_Data segment_:
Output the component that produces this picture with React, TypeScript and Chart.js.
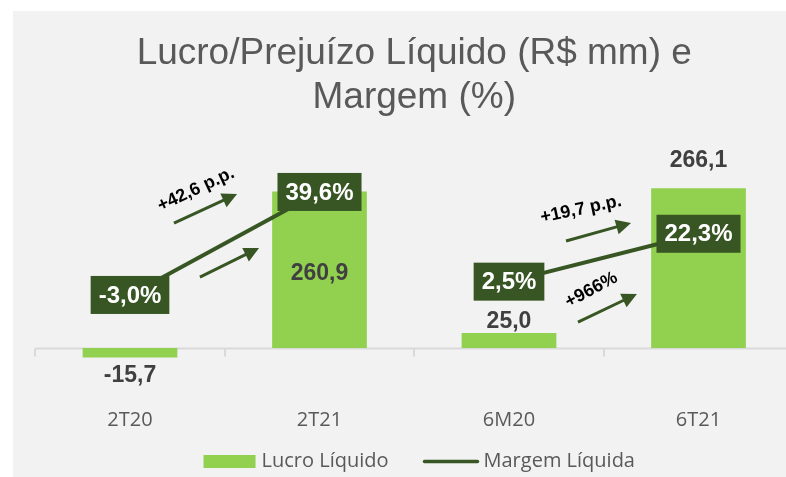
import { useEffect, useRef } from 'react';
import { Chart, registerables } from 'chart.js';

Chart.register(...registerables);

// ---------- data ----------
const categories = ['2T20', '2T21', '6M20', '6T21'];
const lucroLiquido = [-15.7, 260.9, 25.0, 266.1];
const margemLiquida = [-3.0, 39.6, 2.5, 22.3];
const variationTexts = ['+42,6 p.p.', '+19,7 p.p.', '+966%'];

// ---------- styling / annotation config ----------
const BAR_COLOR = '#92d050';
const DARK_GREEN = '#375623';
const TEXT_GREY = '#595959';
const LABEL_GREY = '#404040';

// offsets (px) of the bar value labels from their anchor (bar end / middle)
const valueLabelModes = ['below', 'middle', 'above', 'above'];
const valueLabelOffsets = [18, 4, -11, -28];

// arrows in (category index, margin %) coordinates
const arrowDefs = [
  { from: [0.232, 26.75], to: [0.565, 38.7] },
  { from: [0.369, 4.4], to: [0.681, 16.4] },
  { from: [2.301, 19.3], to: [2.644, 26.8] },
  { from: [2.364, -14.2], to: [2.675, -2.6] },
];
const variationTextDefs = [
  { at: [0.348, 40.6], angle: -25 },
  { at: [2.38, 32.4], angle: -12 },
  { at: [2.435, -0.95], angle: -28 },
];

const fmt = (v: number, suffix = '') => v.toFixed(1).replace('.', ',') + suffix;

function drawArrow(ctx: CanvasRenderingContext2D, x1: number, y1: number, x2: number, y2: number) {
  const ang = Math.atan2(y2 - y1, x2 - x1);
  const headLen = 15;
  const headW = 7.5;
  const bx = x2 - headLen * Math.cos(ang);
  const by = y2 - headLen * Math.sin(ang);
  ctx.save();
  ctx.strokeStyle = DARK_GREEN;
  ctx.fillStyle = DARK_GREEN;
  ctx.lineWidth = 3;
  ctx.beginPath();
  ctx.moveTo(x1, y1);
  ctx.lineTo(bx + Math.cos(ang), by + Math.sin(ang));
  ctx.stroke();
  ctx.beginPath();
  ctx.moveTo(x2, y2);
  ctx.lineTo(bx + headW * Math.sin(ang), by - headW * Math.cos(ang));
  ctx.lineTo(bx - headW * Math.sin(ang), by + headW * Math.cos(ang));
  ctx.closePath();
  ctx.fill();
  ctx.restore();
}

const overlayPlugin = {
  id: 'overlay',
  beforeDatasetsDraw(chart: any) {
    const ctx: CanvasRenderingContext2D = chart.ctx;
    const x = chart.scales.x;
    const y = chart.scales.y;
    const y0 = Math.round(y.getPixelForValue(0)) + 0.5;
    ctx.save();
    ctx.strokeStyle = '#d9d9d9';
    ctx.lineWidth = 2;
    ctx.beginPath();
    ctx.moveTo(x.left, y0);
    ctx.lineTo(x.right + 20, y0);
    ctx.stroke();
    for (let i = 0; i <= categories.length; i++) {
      const px = Math.round(x.getPixelForValue(i - 0.5));
      ctx.beginPath();
      ctx.moveTo(px, y0);
      ctx.lineTo(px, y0 + 8);
      ctx.stroke();
    }
    ctx.restore();
  },
  afterDatasetsDraw(chart: any) {
    const ctx: CanvasRenderingContext2D = chart.ctx;
    const xs = chart.scales.x;
    const y1 = chart.scales.y1;

    // arrows
    arrowDefs.forEach((a) => {
      drawArrow(
        ctx,
        xs.getPixelForValue(a.from[0]),
        y1.getPixelForValue(a.from[1]),
        xs.getPixelForValue(a.to[0]),
        y1.getPixelForValue(a.to[1])
      );
    });

    // variation texts
    ctx.save();
    ctx.font = 'bold 18px "Liberation Sans", Arial, sans-serif';
    ctx.fillStyle = '#000000';
    ctx.textAlign = 'center';
    ctx.textBaseline = 'middle';
    variationTextDefs.forEach((t, i) => {
      ctx.save();
      ctx.translate(xs.getPixelForValue(t.at[0]), y1.getPixelForValue(t.at[1]));
      ctx.rotate((t.angle * Math.PI) / 180);
      ctx.fillText(variationTexts[i], 0, 0);
      ctx.restore();
    });
    ctx.restore();

    // bar value labels
    const barMeta = chart.getDatasetMeta(0);
    ctx.save();
    ctx.font = 'bold 23px "Liberation Sans", Arial, sans-serif';
    ctx.fillStyle = LABEL_GREY;
    ctx.textAlign = 'center';
    ctx.textBaseline = 'middle';
    barMeta.data.forEach((bar: any, i: number) => {
      const top = Math.min(bar.y, bar.base);
      const bottom = Math.max(bar.y, bar.base);
      let yy;
      const mode = valueLabelModes[i];
      if (mode === 'below') yy = bottom + valueLabelOffsets[i];
      else if (mode === 'middle') yy = (top + bottom) / 2 + valueLabelOffsets[i];
      else yy = top + valueLabelOffsets[i];
      ctx.fillText(fmt(lucroLiquido[i]), bar.x, yy);
    });
    ctx.restore();

    // margin labels (boxes)
    const lineMeta = chart.getDatasetMeta(1);
    ctx.save();
    ctx.font = 'bold 24px "Liberation Sans", Arial, sans-serif';
    ctx.textAlign = 'center';
    ctx.textBaseline = 'middle';
    lineMeta.data.forEach((pt: any, i: number) => {
      const txt = fmt(margemLiquida[i], '%');
      const w = ctx.measureText(txt).width + 16;
      const h = 38;
      ctx.fillStyle = DARK_GREEN;
      ctx.fillRect(pt.x - w / 2, pt.y - h / 2, w, h);
      ctx.fillStyle = '#ffffff';
      ctx.fillText(txt, pt.x, pt.y + 1);
    });
    ctx.restore();
  },
  afterDraw(chart: any) {
    // legend
    const ctx: CanvasRenderingContext2D = chart.ctx;
    const area = chart.chartArea;
    ctx.save();
    ctx.font = '20px "Open Sans", sans-serif';
    ctx.textBaseline = 'middle';
    ctx.textAlign = 'left';
    const t1 = chart.data.datasets[0].label as string;
    const t2 = chart.data.datasets[1].label as string;
    const w1 = ctx.measureText(t1).width;
    const w2 = ctx.measureText(t2).width;
    const total = 52 + 6 + w1 + 35 + 55 + 5 + w2;
    const cx = (area.left + area.right) / 2 + 5;
    const cy = 461.5;
    let x = cx - total / 2;
    ctx.fillStyle = BAR_COLOR;
    ctx.fillRect(x, cy - 6.5, 52, 13);
    x += 58;
    ctx.fillStyle = TEXT_GREY;
    ctx.fillText(t1, x, cy);
    x += w1 + 35;
    ctx.strokeStyle = DARK_GREEN;
    ctx.lineWidth = 3.5;
    ctx.lineCap = 'round';
    ctx.beginPath();
    ctx.moveTo(x + 1, cy);
    ctx.lineTo(x + 54, cy);
    ctx.stroke();
    x += 60;
    ctx.fillText(t2, x, cy);
    ctx.restore();
  },
};

export default function App() {
  const canvasRef = useRef<HTMLCanvasElement | null>(null);

  useEffect(() => {
    if (!canvasRef.current) return;
    const chart = new Chart(canvasRef.current, {
      type: 'bar',
      data: {
        labels: categories,
        datasets: [
          {
            type: 'bar',
            label: 'Lucro Líquido',
            data: lucroLiquido,
            backgroundColor: BAR_COLOR,
            borderWidth: 0,
            barPercentage: 0.5,
            categoryPercentage: 1,
            yAxisID: 'y',
            order: 2,
          },
          {
            type: 'line',
            label: 'Margem Líquida',
            data: margemLiquida,
            borderColor: DARK_GREEN,
            backgroundColor: DARK_GREEN,
            borderWidth: 4,
            pointRadius: 0,
            tension: 0,
            yAxisID: 'y1',
            order: 1,
            segment: {
              borderColor: (c: any) => (c.p0DataIndex === 1 ? 'rgba(0,0,0,0)' : DARK_GREEN),
            },
          } as any,
        ],
      },
      options: {
        responsive: false,
        animation: false,
        devicePixelRatio: 1,
        layout: { padding: { left: 35.25, right: 6.75, top: 0, bottom: 42 } },
        plugins: {
          legend: { display: false },
          tooltip: { enabled: false },
          title: {
            display: true,
            text: ['Lucro/Prejuízo Líquido (R$ mm) e', 'Margem (%)'],
            color: TEXT_GREY,
            font: { family: '"Liberation Sans", Arial, sans-serif', size: 37, weight: 'normal', lineHeight: 44 / 37 },
            padding: { top: 32, bottom: 20 },
          },
        },
        scales: {
          x: {
            grid: { display: false, drawTicks: false },
            border: { display: false },
            ticks: {
              color: TEXT_GREY,
              font: { family: '"Open Sans", sans-serif', size: 20 },
              padding: 3,
              maxRotation: 0,
            },
          },
          y: { display: false, min: -95, max: 346.67 },
          y1: { display: false, position: 'right', min: -48.51, max: 61.08, grid: { display: false } },
        },
      },
      plugins: [overlayPlugin],
    });
    return () => chart.destroy();
  }, []);

  return (
    <div
      style={{
        position: 'fixed',
        left: 0,
        top: 0,
        width: 786,
        height: 477,
        overflow: 'hidden',
        background: '#ffffff',
      }}
    >
      <div
        style={{
          position: 'absolute',
          left: 13,
          top: 11,
          right: 0,
          bottom: 0,
          background: '#f2f2f2',
        }}
      />
      <canvas
        ref={canvasRef}
        width={800}
        height={477}
        style={{ position: 'absolute', left: 0, top: 0, width: 800, height: 477 }}
      />
    </div>
  );
}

_Objective_: Leave out the pictures, then repeat the listing above exactly from its first line to the line with "const valueLabelOffsets = [18, 4, -11, -28];", inclusive.

_Answer to the problem_:
Output the component that produces this picture with React, TypeScript and Chart.js.
import { useEffect, useRef } from 'react';
import { Chart, registerables } from 'chart.js';

Chart.register(...registerables);

// ---------- data ----------
const categories = ['2T20', '2T21', '6M20', '6T21'];
const lucroLiquido = [-15.7, 260.9, 25.0, 266.1];
const margemLiquida = [-3.0, 39.6, 2.5, 22.3];
const variationTexts = ['+42,6 p.p.', '+19,7 p.p.', '+966%'];

// ---------- styling / annotation config ----------
const BAR_COLOR = '#92d050';
const DARK_GREEN = '#375623';
const TEXT_GREY = '#595959';
const LABEL_GREY = '#404040';

// offsets (px) of the bar value labels from their anchor (bar end / middle)
const valueLabelModes = ['below', 'middle', 'above', 'above'];
const valueLabelOffsets = [18, 4, -11, -28];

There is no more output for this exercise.